PROVIDED MATERIAL —

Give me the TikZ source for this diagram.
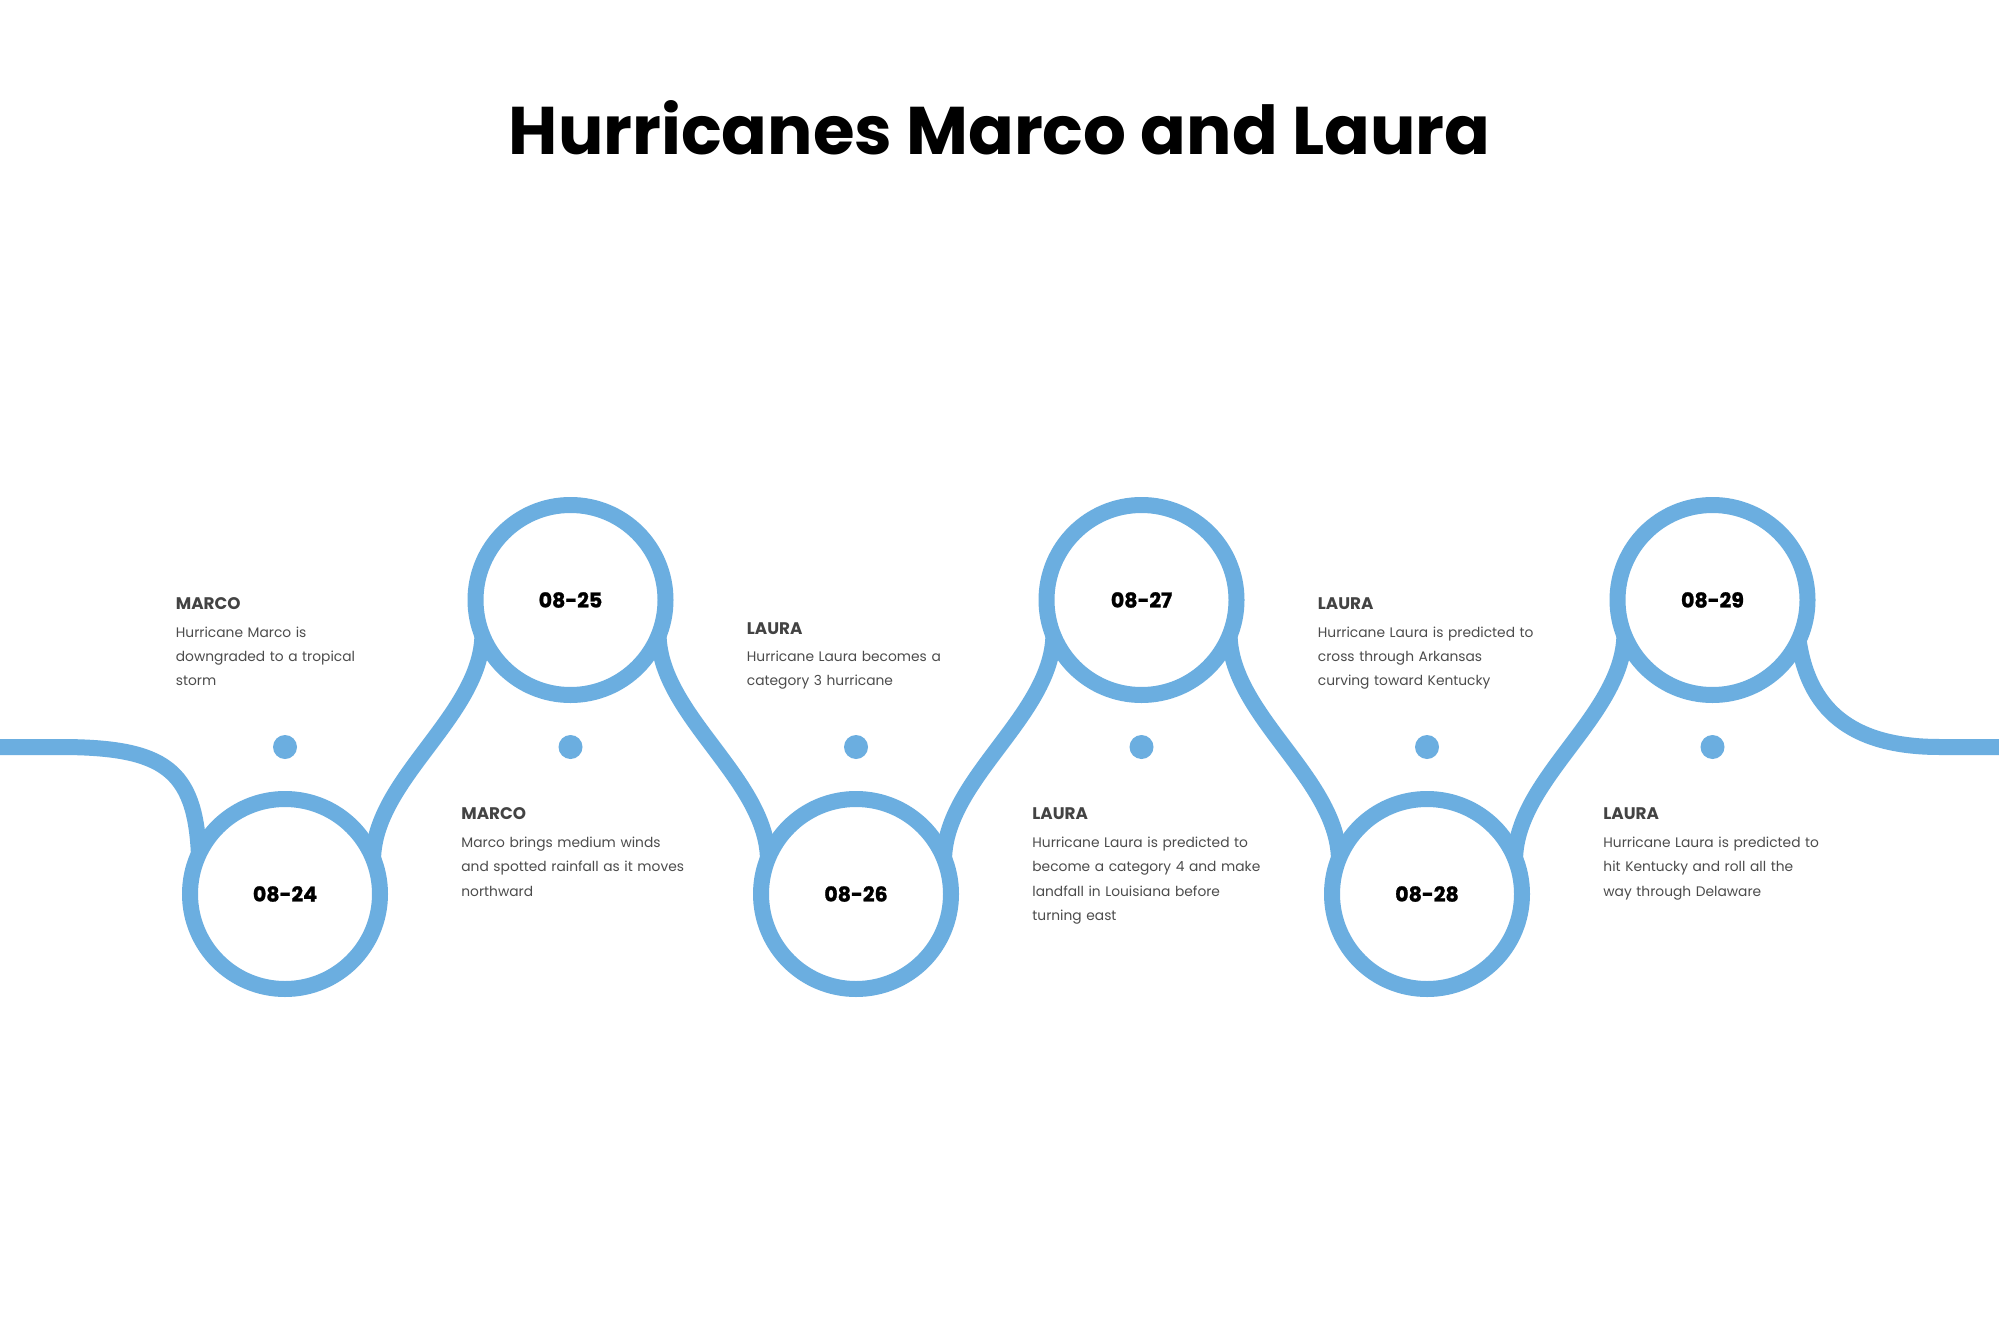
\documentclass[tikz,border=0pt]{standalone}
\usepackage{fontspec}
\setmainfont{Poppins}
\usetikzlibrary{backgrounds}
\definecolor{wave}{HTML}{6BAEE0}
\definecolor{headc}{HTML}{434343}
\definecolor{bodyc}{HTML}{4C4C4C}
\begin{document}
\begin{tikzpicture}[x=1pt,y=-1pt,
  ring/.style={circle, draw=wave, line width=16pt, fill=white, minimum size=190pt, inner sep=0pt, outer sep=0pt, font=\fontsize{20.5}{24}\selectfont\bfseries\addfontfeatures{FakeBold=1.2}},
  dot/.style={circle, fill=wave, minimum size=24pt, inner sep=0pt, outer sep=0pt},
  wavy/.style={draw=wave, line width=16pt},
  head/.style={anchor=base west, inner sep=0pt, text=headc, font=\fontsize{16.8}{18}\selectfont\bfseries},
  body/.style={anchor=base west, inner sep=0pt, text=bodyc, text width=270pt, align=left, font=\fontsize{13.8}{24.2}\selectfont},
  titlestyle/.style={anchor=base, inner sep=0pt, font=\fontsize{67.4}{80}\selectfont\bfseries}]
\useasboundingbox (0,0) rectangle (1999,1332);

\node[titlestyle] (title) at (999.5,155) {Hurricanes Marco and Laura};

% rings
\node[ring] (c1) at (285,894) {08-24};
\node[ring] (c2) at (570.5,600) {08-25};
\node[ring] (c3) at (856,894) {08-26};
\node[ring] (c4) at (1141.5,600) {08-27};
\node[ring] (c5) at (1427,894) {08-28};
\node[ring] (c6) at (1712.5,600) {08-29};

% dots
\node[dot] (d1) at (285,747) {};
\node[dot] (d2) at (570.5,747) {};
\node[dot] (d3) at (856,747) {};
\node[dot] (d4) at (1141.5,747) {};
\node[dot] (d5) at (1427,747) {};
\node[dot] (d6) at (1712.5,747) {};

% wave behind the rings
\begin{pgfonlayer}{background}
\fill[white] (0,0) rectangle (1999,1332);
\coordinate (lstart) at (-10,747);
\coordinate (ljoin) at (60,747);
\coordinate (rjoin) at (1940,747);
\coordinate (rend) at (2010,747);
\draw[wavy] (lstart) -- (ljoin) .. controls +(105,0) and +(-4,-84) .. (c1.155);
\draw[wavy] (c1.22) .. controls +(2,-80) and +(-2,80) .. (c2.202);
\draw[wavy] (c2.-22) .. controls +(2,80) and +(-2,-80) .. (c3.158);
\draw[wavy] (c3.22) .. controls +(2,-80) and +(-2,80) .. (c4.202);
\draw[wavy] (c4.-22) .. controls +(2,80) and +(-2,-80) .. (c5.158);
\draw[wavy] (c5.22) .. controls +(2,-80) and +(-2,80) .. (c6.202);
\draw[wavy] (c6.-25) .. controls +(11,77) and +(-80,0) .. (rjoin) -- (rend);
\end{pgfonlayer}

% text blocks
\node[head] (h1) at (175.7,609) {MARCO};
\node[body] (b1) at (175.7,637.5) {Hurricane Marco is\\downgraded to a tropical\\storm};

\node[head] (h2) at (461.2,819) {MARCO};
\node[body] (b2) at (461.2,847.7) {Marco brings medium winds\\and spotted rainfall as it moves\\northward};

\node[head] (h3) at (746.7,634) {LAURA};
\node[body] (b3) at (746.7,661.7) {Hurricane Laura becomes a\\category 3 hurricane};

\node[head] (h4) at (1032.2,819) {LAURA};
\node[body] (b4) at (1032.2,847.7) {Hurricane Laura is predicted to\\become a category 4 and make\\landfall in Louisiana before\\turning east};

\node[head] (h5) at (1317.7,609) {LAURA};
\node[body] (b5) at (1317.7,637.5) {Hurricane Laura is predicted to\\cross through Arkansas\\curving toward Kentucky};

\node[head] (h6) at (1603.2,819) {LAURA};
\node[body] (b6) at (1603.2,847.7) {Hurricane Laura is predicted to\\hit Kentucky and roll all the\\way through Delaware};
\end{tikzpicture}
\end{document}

GOAL —
Omitting all pictures, restate exactly the lines of the material from its start through the line that contains "(c6) at (1712.5,600)".

ANSWER TO THE PROBLEM —
Give me the TikZ source for this diagram.
\documentclass[tikz,border=0pt]{standalone}
\usepackage{fontspec}
\setmainfont{Poppins}
\usetikzlibrary{backgrounds}
\definecolor{wave}{HTML}{6BAEE0}
\definecolor{headc}{HTML}{434343}
\definecolor{bodyc}{HTML}{4C4C4C}
\begin{document}
\begin{tikzpicture}[x=1pt,y=-1pt,
  ring/.style={circle, draw=wave, line width=16pt, fill=white, minimum size=190pt, inner sep=0pt, outer sep=0pt, font=\fontsize{20.5}{24}\selectfont\bfseries\addfontfeatures{FakeBold=1.2}},
  dot/.style={circle, fill=wave, minimum size=24pt, inner sep=0pt, outer sep=0pt},
  wavy/.style={draw=wave, line width=16pt},
  head/.style={anchor=base west, inner sep=0pt, text=headc, font=\fontsize{16.8}{18}\selectfont\bfseries},
  body/.style={anchor=base west, inner sep=0pt, text=bodyc, text width=270pt, align=left, font=\fontsize{13.8}{24.2}\selectfont},
  titlestyle/.style={anchor=base, inner sep=0pt, font=\fontsize{67.4}{80}\selectfont\bfseries}]
\useasboundingbox (0,0) rectangle (1999,1332);

\node[titlestyle] (title) at (999.5,155) {Hurricanes Marco and Laura};

% rings
\node[ring] (c1) at (285,894) {08-24};
\node[ring] (c2) at (570.5,600) {08-25};
\node[ring] (c3) at (856,894) {08-26};
\node[ring] (c4) at (1141.5,600) {08-27};
\node[ring] (c5) at (1427,894) {08-28};
\node[ring] (c6) at (1712.5,600) {08-29};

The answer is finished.